Several Chinese port operators including Tianjin Port Co. rallied by the daily limit on speculation the government will allow more cities to join Shanghai in starting free-trade zones to boost their economies.
Tianjin Port jumped 10 percent to close at 7.59 yuan in Shanghai trading, the highest level since August 2011. The stock rose 39 percent this week. Wuhu Port Storage & Transportation Co., based in Anhui province, and Ningbo Port Co. also gained 10 percent today. The Shanghai Composite Index added 0.1 percent.
Shanghai’s Free-Trade Zone, which was approved by the State Council July 3 and may open as early as the end of next month according to the Shanghai Securities News, is part of Premier Li Keqiang’s drive to shift the economy toward services and sustain long-term growth.
Tianjin, a port city southeast of Beijing, submitted a plan to the commerce ministry last month, according to a July 10 report in the 21st Century Business Herald. The southern province of Guangdong is looking at setting up a zone in its Nansha new area, the Shanghai Securities News reported July 25, citing a statement from the local government. The Hengqin district in Zhuhai city has submitted plans to the provincial government to create a zone, the China Business News reported today.
“Tianjin submitted an application to the State Council to set up a free-trade zone similar to the one in Shanghai,” said Gerry Alfonso, a trader at Shenyin & Wanguo Securities Co. “It is likely that the authorities will approve that request. Investors are trying to build positions before there is an announcement.”
The zones would likely offer tax incentives to entice more companies to set up offices and warehouses, said Alfonso. This will increase the volume of goods transported, he said.

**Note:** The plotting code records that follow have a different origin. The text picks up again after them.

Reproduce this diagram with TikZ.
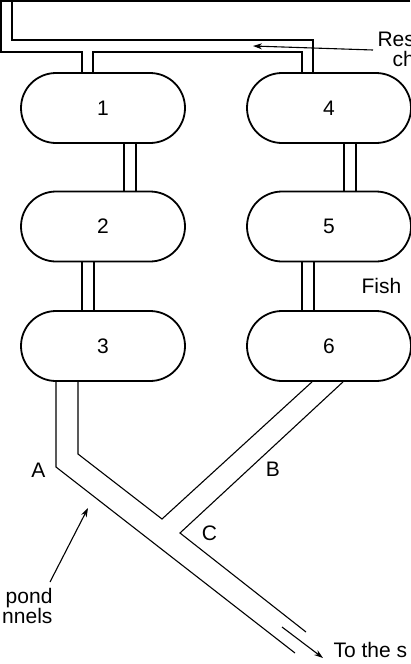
\documentclass[tikz,border=0pt]{standalone}
\usepackage{fontspec}
\setmainfont{Liberation Sans}
\usetikzlibrary{arrows.meta,calc}

\begin{document}
\begin{tikzpicture}[x=1pt, y=-1pt, >={Stealth[length=9pt,width=6pt]}, font=\fontsize{21}{25}\selectfont, line width=1.1pt,
  pond/.style={draw,line width=1.8pt,rounded corners=35pt,minimum width=164pt,minimum height=70pt,inner sep=0pt},
  lbl/.style={inner sep=0pt,anchor=base west}, lblr/.style={inner sep=0pt,anchor=base east}]
  \useasboundingbox (0,0) rectangle (410,664);
  \foreach \i/\y in {1/108,2/226.5,3/346}{
    \pgfmathtruncatemacro\j{\i+3}
    \node[pond] (p\i) at (103,\y) {\i};
    \node[pond] (p\j) at (329,\y) {\j};}
  % links between ponds
  \foreach \a/\b/\x in {p1/p2/124,p2/p3/82,p4/p5/344,p5/p6/302}
    \draw (\x,0 |- \a.south) -- (\x,0 |- \b.north) (\x+12,0 |- \a.south) -- (\x+12,0 |- \b.north);
  % supply at the top
  \draw (410,1) -| (1,52) -| (82,0 |- p1.north);
  \draw (93,0 |- p1.north) |- (302,52) -- (302,0 |- p4.north);
  \draw (12,0) |- (313,40) -- (313,0 |- p4.north);
  \node[lbl] (res) at (377,46) {Res}; \node[lbl] (ch) at (392,66.5) {ch};
  \coordinate (rt) at (373,50); \coordinate (rh) at (253,46);
  \draw[->] (rt) -- (rh);
  \node[lbl] (fish) at (361,293) {Fish};
  % drains
  \draw (56,0 |- p3.south) -- (56,467) -- (295,653);
  \draw (78,0 |- p3.south) -- (78,454) -- (162,519) -- (312,0 |- p6.south);
  \draw (343,0 |- p6.south) -- (180,533) -- (306,632);
  \node[inner sep=0pt,anchor=base] (a) at (38.5,477) {A};
  \node[inner sep=0pt,anchor=base] (b) at (273,476) {B};
  \node[inner sep=0pt,anchor=base] (c) at (209.5,540) {C};
  \coordinate (ft) at (282,627); \coordinate (fh) at (323,658);
  \draw[->] (ft) -- (fh);
  \node[lbl] (sea) at (333,657) {To the s};
  \node[lblr] (pond) at (53,603) {pond}; \node[lblr] (nnels) at (53,623) {nnels};
  \coordinate (pt) at (50,582); \coordinate (ph) at (88,508);
  \draw[->] (pt) -- (ph);
\end{tikzpicture}
\end{document}
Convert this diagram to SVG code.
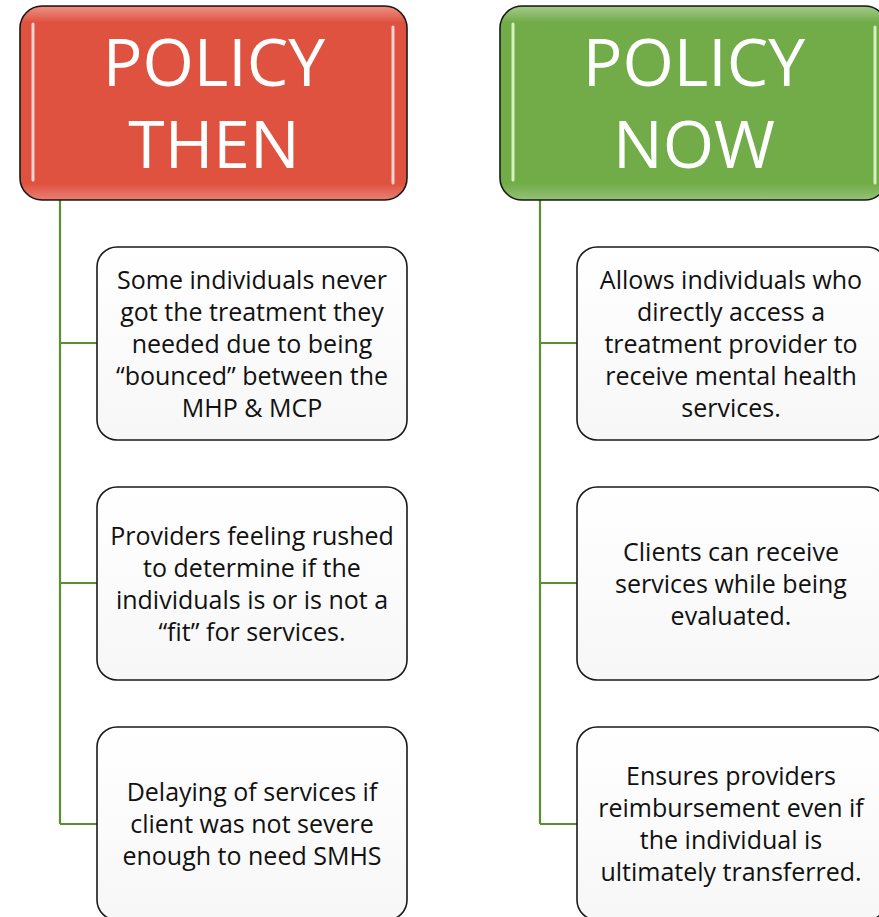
<svg xmlns="http://www.w3.org/2000/svg" width="879" height="917" viewBox="0 0 879 917">
<defs>
<linearGradient id="boxg" x1="0" y1="0" x2="0" y2="1">
<stop offset="0" stop-color="#ffffff"/>
<stop offset="1" stop-color="#f7f7f7"/>
</linearGradient>
<linearGradient id="topgloss" x1="0" y1="0" x2="0" y2="1">
<stop offset="0" stop-color="#ffffff" stop-opacity="0.35"/>
<stop offset="0.08" stop-color="#ffffff" stop-opacity="0"/>
<stop offset="0.92" stop-color="#ffffff" stop-opacity="0"/>
<stop offset="1" stop-color="#ffffff" stop-opacity="0.25"/>
</linearGradient>
</defs>
<style>
.hdr{stroke:#1a1a1a;stroke-width:1.6}
.red{fill:#E05240}
.green{fill:#71AC48}
.hl{stroke:#ffffff;stroke-width:3;stroke-linecap:round;opacity:0.75}
.hlg{stroke:#e8ffd0;stroke-width:3;stroke-linecap:round;opacity:0.85}
.ht{font-family:"Open Sans","Noto Sans",sans-serif;font-size:66px;fill:#ffffff;text-anchor:middle}
.box{fill:url(#boxg);stroke:#1a1a1a;stroke-width:1.6}
.bt{font-family:"Open Sans","Noto Sans",sans-serif;font-size:25px;fill:#111111;text-anchor:middle}
.conn{fill:none;stroke:#5A8F34;stroke-width:2.2}
</style>
<g id="connectors">
<path class="conn" d="M60 200 V824 M60 343 H97 M60 583 H97 M60 824 H97"/>
<path class="conn" d="M540 200 V824 M540 343 H577 M540 583 H577 M540 824 H577"/>
</g>
<g id="policy-then">
<rect class="hdr red" x="20" y="6" width="387" height="194" rx="22"/>
<rect x="21" y="7" width="385" height="192" rx="21" fill="url(#topgloss)"/>
<line class="hl" x1="33" y1="24" x2="33" y2="180"/>
<line class="hl" x1="393" y1="27" x2="393" y2="183"/>
<text class="ht" x="214" y="86">POLICY</text>
<text class="ht" x="214" y="168">THEN</text>
</g>
<g id="policy-now">
<rect class="hdr green" x="500" y="6" width="387" height="194" rx="22"/>
<rect x="501" y="7" width="385" height="192" rx="21" fill="url(#topgloss)"/>
<line class="hlg" x1="513" y1="24" x2="513" y2="180"/>
<line class="hlg" x1="875" y1="27" x2="875" y2="183"/>
<text class="ht" x="694" y="86">POLICY</text>
<text class="ht" x="694" y="168">NOW</text>
</g>
<g id="then-1">
<rect class="box" x="97" y="247" width="310" height="193" rx="20"/>
<text class="bt" x="252" y="289">Some individuals never</text>
<text class="bt" x="252" y="321">got the treatment they</text>
<text class="bt" x="252" y="353">needed due to being</text>
<text class="bt" x="252" y="385">“bounced” between the</text>
<text class="bt" x="252" y="417">MHP &amp; MCP</text>
</g>
<g id="then-2">
<rect class="box" x="97" y="487" width="310" height="193" rx="20"/>
<text class="bt" x="252" y="545">Providers feeling rushed</text>
<text class="bt" x="252" y="577">to determine if the</text>
<text class="bt" x="252" y="609">individuals is or is not a</text>
<text class="bt" x="252" y="641">“fit” for services.</text>
</g>
<g id="then-3">
<rect class="box" x="97" y="727" width="310" height="193" rx="20"/>
<text class="bt" x="252" y="801">Delaying of services if</text>
<text class="bt" x="252" y="833">client was not severe</text>
<text class="bt" x="252" y="865">enough to need SMHS</text>
</g>
<g id="now-1">
<rect class="box" x="577" y="247" width="310" height="193" rx="20"/>
<text class="bt" x="731" y="289">Allows individuals who</text>
<text class="bt" x="731" y="321">directly access a</text>
<text class="bt" x="731" y="353">treatment provider to</text>
<text class="bt" x="731" y="385">receive mental health</text>
<text class="bt" x="731" y="417">services.</text>
</g>
<g id="now-2">
<rect class="box" x="577" y="487" width="310" height="193" rx="20"/>
<text class="bt" x="731" y="561">Clients can receive</text>
<text class="bt" x="731" y="593">services while being</text>
<text class="bt" x="731" y="625">evaluated.</text>
</g>
<g id="now-3">
<rect class="box" x="577" y="727" width="310" height="193" rx="20"/>
<text class="bt" x="731" y="785">Ensures providers</text>
<text class="bt" x="731" y="817">reimbursement even if</text>
<text class="bt" x="731" y="849">the individual is</text>
<text class="bt" x="731" y="881">ultimately transferred.</text>
</g>
</svg>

China is boosting efforts to attract foreign companies after investment from abroad fell last year for the first time since the global financial crisis. Authorities may alter some laws and administrative approvals on foreign investment in the proposed new free trade zones, according to the statement from the State Council.
Investors are speculating the government will allow more cities to start free-trade zones because it fits with China’s new growth model, according to Wu Kan, a Shanghai-based fund manager at Dragon Life Insurance Co.

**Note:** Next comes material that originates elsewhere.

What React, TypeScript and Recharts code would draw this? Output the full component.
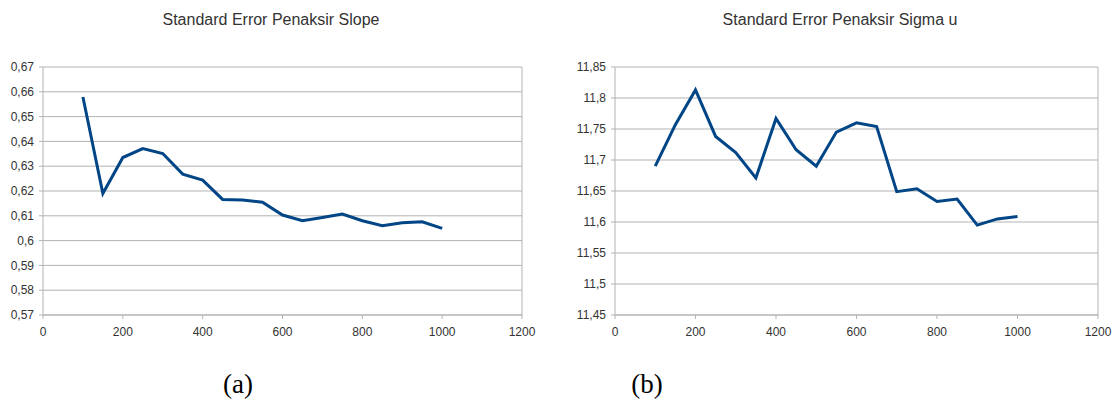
import React from "react";
import { LineChart, Line, XAxis, YAxis, CartesianGrid, ReferenceLine } from "recharts";

const sampleSizes = [100, 150, 200, 250, 300, 350, 400, 450, 500, 550, 600, 650, 700, 750, 800, 850, 900, 950, 1000];
const seSlope = [0.6579, 0.619, 0.6335, 0.6371, 0.6351, 0.6268, 0.6244, 0.6166, 0.6164, 0.6155, 0.6103, 0.608, 0.6093, 0.6107, 0.608, 0.606, 0.6072, 0.6076, 0.6049];
const seSigmaU = [11.69, 11.757, 11.813, 11.738, 11.712, 11.671, 11.767, 11.7165, 11.69, 11.745, 11.76, 11.754, 11.649, 11.6535, 11.633, 11.637, 11.595, 11.605, 11.609];
const xTicks = [0, 200, 400, 600, 800, 1000, 1200];
const yTicksSlope = [0.57, 0.58, 0.59, 0.6, 0.61, 0.62, 0.63, 0.64, 0.65, 0.66, 0.67];
const yTicksSigma = [11.45, 11.5, 11.55, 11.6, 11.65, 11.7, 11.75, 11.8, 11.85];

const slopeData = sampleSizes.map((n, i) => ({ n, v: seSlope[i] }));
const sigmaData = sampleSizes.map((n, i) => ({ n, v: seSigmaU[i] }));

const GRID = "#b3b3b3";
const TEXT = "#333333";
const LINE = "#004586";
const FONT = "'Liberation Sans', Arial, sans-serif";

const fmt = (v: number) => String(v).replace(".", ",");

function Panel({
  data,
  yTicks,
  width,
  yWidth,
  right,
}: {
  data: { n: number; v: number }[];
  yTicks: number[];
  width: number;
  yWidth: number;
  right: number;
}) {
  const tick = { fill: TEXT, fontSize: 12, fontFamily: FONT };
  return (
    <LineChart width={width} height={340} data={data} margin={{ top: 67, right, left: 0, bottom: 0 }}>
      <CartesianGrid stroke={GRID} vertical={false} />
      <XAxis
        dataKey="n"
        type="number"
        domain={[0, 1200]}
        ticks={xTicks}
        tick={tick}
        tickSize={4}
        tickMargin={8}
        height={25}
        stroke={GRID}
      />
      <YAxis
        type="number"
        domain={[yTicks[0], yTicks[yTicks.length - 1]]}
        ticks={yTicks}
        tickFormatter={fmt}
        tick={tick}
        tickSize={4}
        tickMargin={5}
        width={yWidth}
        stroke={GRID}
        interval={0}
      />
      <ReferenceLine x={1200} stroke={GRID} />
      <Line
        type="linear"
        dataKey="v"
        stroke={LINE}
        strokeWidth={3}
        dot={false}
        isAnimationActive={false}
      />
    </LineChart>
  );
}

export default function App() {
  const title: React.CSSProperties = {
    position: "absolute",
    top: 11,
    fontFamily: FONT,
    fontSize: 16,
    color: TEXT,
    transform: "translateX(-50%)",
    whiteSpace: "nowrap",
  };
  const cap: React.CSSProperties = {
    position: "absolute",
    top: 369,
    fontFamily: "'Liberation Serif', 'Times New Roman', serif",
    fontSize: 27,
    color: "#000",
    transform: "translateX(-50%)",
  };
  return (
    <div style={{ position: "absolute", left: 0, top: 0, width: 1114, height: 401, background: "#fff" }}>
      <div style={{ position: "absolute", left: 0, top: 0 }}>
        <Panel data={slopeData} yTicks={yTicksSlope} width={557} yWidth={43} right={35} />
      </div>
      <div style={{ position: "absolute", left: 557, top: 0 }}>
        <Panel data={sigmaData} yTicks={yTicksSigma} width={557} yWidth={58} right={16} />
      </div>
      <div style={{ ...title, left: 271 }}>Standard Error Penaksir Slope</div>
      <div style={{ ...title, left: 840 }}>Standard Error Penaksir Sigma u</div>
      <div style={{ ...cap, left: 238 }}>(a)</div>
      <div style={{ ...cap, left: 647 }}>(b)</div>
    </div>
  );
}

Chinese policy makers are trying to bolster domestic consumption and make the services industry a bigger contributor to economic growth. Shanghai’s free-trade zone will lure foreign companies and boost the number of overseas travelers, Citic Securities Co. wrote in a report dated Aug. 23. The brokerage recommended buying shares of retail and tourism companies.

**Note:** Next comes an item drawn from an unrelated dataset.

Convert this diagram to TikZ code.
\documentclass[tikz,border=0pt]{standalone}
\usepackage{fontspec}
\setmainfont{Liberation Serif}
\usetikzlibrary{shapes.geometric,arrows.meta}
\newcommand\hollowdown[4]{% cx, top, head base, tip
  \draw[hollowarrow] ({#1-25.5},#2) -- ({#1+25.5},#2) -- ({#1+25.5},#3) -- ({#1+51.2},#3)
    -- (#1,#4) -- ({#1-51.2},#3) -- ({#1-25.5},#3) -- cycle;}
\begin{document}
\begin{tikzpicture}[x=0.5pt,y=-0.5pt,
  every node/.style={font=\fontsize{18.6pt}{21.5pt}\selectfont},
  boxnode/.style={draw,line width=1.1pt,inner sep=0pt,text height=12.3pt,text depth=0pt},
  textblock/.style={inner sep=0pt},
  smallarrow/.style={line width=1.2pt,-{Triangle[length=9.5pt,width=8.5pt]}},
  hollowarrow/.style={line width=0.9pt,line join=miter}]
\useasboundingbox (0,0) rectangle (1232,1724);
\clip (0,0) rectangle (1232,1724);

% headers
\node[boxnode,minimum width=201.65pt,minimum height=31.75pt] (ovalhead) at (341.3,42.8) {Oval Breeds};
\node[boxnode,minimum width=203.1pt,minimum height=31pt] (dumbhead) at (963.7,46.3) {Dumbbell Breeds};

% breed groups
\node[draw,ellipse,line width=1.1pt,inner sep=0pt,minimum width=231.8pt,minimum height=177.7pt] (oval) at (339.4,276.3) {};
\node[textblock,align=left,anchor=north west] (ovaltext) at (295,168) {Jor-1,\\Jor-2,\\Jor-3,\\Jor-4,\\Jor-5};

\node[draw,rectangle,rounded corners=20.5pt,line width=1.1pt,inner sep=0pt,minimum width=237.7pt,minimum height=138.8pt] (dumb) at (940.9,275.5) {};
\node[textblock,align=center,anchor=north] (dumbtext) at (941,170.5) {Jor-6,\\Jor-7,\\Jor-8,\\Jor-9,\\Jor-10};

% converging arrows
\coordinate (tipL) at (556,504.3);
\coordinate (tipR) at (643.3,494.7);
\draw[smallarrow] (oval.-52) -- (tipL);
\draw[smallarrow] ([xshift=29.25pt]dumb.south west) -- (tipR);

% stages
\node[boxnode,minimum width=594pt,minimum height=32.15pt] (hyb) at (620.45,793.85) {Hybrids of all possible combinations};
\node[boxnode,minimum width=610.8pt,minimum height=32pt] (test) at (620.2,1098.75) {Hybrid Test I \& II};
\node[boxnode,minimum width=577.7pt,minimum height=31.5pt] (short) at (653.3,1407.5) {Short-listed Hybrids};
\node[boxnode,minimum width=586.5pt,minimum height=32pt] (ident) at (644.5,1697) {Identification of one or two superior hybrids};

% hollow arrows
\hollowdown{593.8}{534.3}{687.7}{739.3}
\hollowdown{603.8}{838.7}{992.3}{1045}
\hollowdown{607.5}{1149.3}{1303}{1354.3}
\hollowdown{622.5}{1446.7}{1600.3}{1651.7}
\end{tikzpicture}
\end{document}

Most provinces reported first-half growth below annual targets that in some instances were already lower than last year’s goals. Seventeen of 30 provinces and provincial-level cities said January-to-June expansion trailed 2013 targets, compared with 14 of 31 in last year’s first half, according to data compiled by Bloomberg News.
“The concept of a free trade zone is a big breakthrough in government policy for China, and a free trade zone will raise the overall international cargo volumes from China,” said Amos Zhang, Shanghai-based analyst at Shenyin & Wanguo. “Investors are betting on the benefits a free trade zone will bring for these companies when the cities get approvals.”